Task brief — Pictures do not belong in the copy. Return all of the entries exactly.

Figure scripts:
»»
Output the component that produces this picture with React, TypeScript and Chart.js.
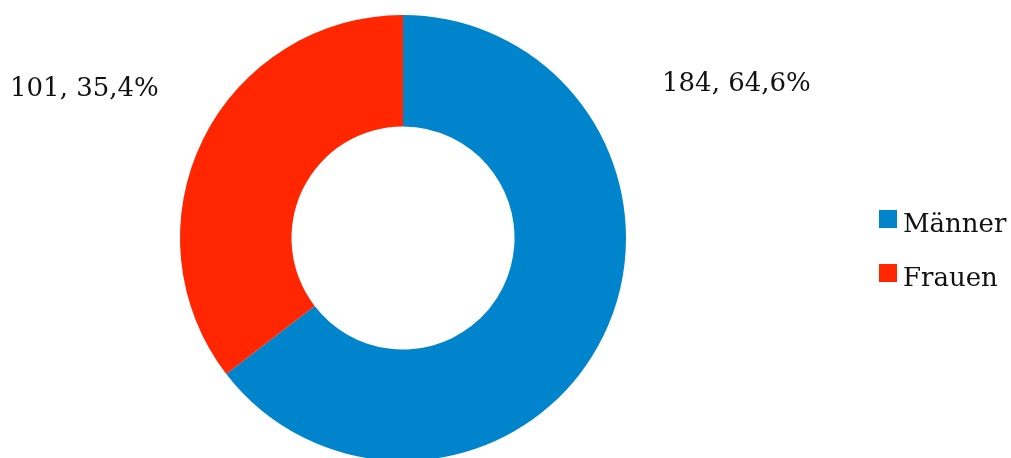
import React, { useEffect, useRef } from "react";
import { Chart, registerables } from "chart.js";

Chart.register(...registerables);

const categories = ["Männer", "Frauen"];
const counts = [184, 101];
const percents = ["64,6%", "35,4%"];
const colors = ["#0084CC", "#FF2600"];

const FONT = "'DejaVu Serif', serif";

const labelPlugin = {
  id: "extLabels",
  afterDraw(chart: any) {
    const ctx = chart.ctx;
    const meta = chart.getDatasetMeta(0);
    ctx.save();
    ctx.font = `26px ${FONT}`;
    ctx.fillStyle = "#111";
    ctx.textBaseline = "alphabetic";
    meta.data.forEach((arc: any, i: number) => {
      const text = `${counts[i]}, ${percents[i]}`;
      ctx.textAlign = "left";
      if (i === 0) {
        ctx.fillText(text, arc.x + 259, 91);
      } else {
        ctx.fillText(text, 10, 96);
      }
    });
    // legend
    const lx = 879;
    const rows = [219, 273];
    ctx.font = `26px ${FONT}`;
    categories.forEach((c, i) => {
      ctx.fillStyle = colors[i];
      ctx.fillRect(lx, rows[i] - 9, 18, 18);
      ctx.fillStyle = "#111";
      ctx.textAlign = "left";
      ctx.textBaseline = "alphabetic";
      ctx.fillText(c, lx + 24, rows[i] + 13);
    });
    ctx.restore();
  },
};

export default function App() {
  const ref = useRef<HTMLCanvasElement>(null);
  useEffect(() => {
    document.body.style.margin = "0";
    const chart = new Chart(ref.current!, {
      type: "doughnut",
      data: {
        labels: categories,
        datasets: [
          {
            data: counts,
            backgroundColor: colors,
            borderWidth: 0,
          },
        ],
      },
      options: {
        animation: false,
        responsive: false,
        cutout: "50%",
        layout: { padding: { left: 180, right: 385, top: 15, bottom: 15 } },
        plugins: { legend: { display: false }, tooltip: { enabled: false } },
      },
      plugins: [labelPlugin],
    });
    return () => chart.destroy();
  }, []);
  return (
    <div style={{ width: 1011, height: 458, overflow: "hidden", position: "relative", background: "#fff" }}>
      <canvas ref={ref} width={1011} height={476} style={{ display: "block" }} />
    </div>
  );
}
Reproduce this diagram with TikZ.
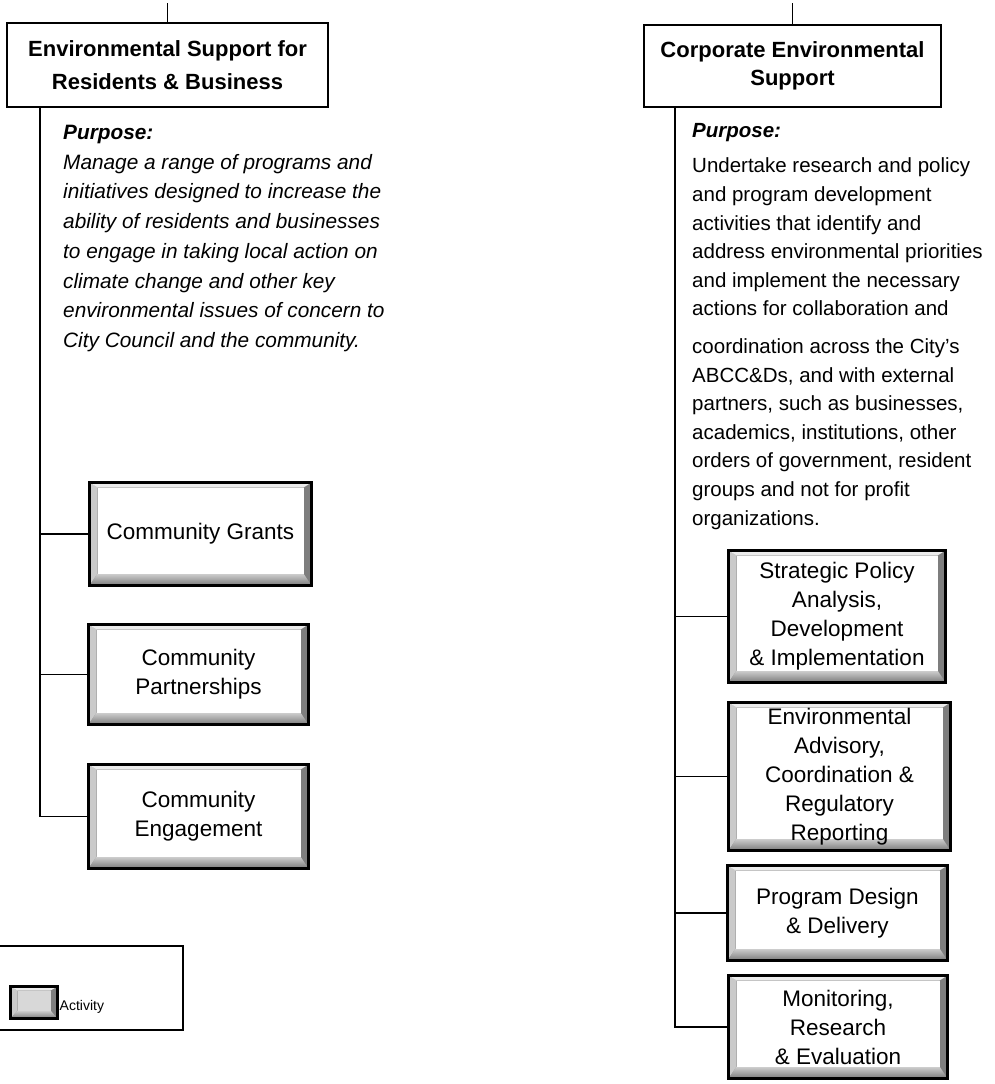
««
Solution for this task —
Output the component that produces this picture with React, TypeScript and Chart.js.
import React, { useEffect, useRef } from "react";
import { Chart, registerables } from "chart.js";

Chart.register(...registerables);

const categories = ["Männer", "Frauen"];
const counts = [184, 101];
const percents = ["64,6%", "35,4%"];
const colors = ["#0084CC", "#FF2600"];

const FONT = "'DejaVu Serif', serif";

const labelPlugin = {
  id: "extLabels",
  afterDraw(chart: any) {
    const ctx = chart.ctx;
    const meta = chart.getDatasetMeta(0);
    ctx.save();
    ctx.font = `26px ${FONT}`;
    ctx.fillStyle = "#111";
    ctx.textBaseline = "alphabetic";
    meta.data.forEach((arc: any, i: number) => {
      const text = `${counts[i]}, ${percents[i]}`;
      ctx.textAlign = "left";
      if (i === 0) {
        ctx.fillText(text, arc.x + 259, 91);
      } else {
        ctx.fillText(text, 10, 96);
      }
    });
    // legend
    const lx = 879;
    const rows = [219, 273];
    ctx.font = `26px ${FONT}`;
    categories.forEach((c, i) => {
      ctx.fillStyle = colors[i];
      ctx.fillRect(lx, rows[i] - 9, 18, 18);
      ctx.fillStyle = "#111";
      ctx.textAlign = "left";
      ctx.textBaseline = "alphabetic";
      ctx.fillText(c, lx + 24, rows[i] + 13);
    });
    ctx.restore();
  },
};

export default function App() {
  const ref = useRef<HTMLCanvasElement>(null);
  useEffect(() => {
    document.body.style.margin = "0";
    const chart = new Chart(ref.current!, {
      type: "doughnut",
      data: {
        labels: categories,
        datasets: [
          {
            data: counts,
            backgroundColor: colors,
            borderWidth: 0,
          },
        ],
      },
      options: {
        animation: false,
        responsive: false,
        cutout: "50%",
        layout: { padding: { left: 180, right: 385, top: 15, bottom: 15 } },
        plugins: { legend: { display: false }, tooltip: { enabled: false } },
      },
      plugins: [labelPlugin],
    });
    return () => chart.destroy();
  }, []);
  return (
    <div style={{ width: 1011, height: 458, overflow: "hidden", position: "relative", background: "#fff" }}>
      <canvas ref={ref} width={1011} height={476} style={{ display: "block" }} />
    </div>
  );
}
Reproduce this diagram with TikZ.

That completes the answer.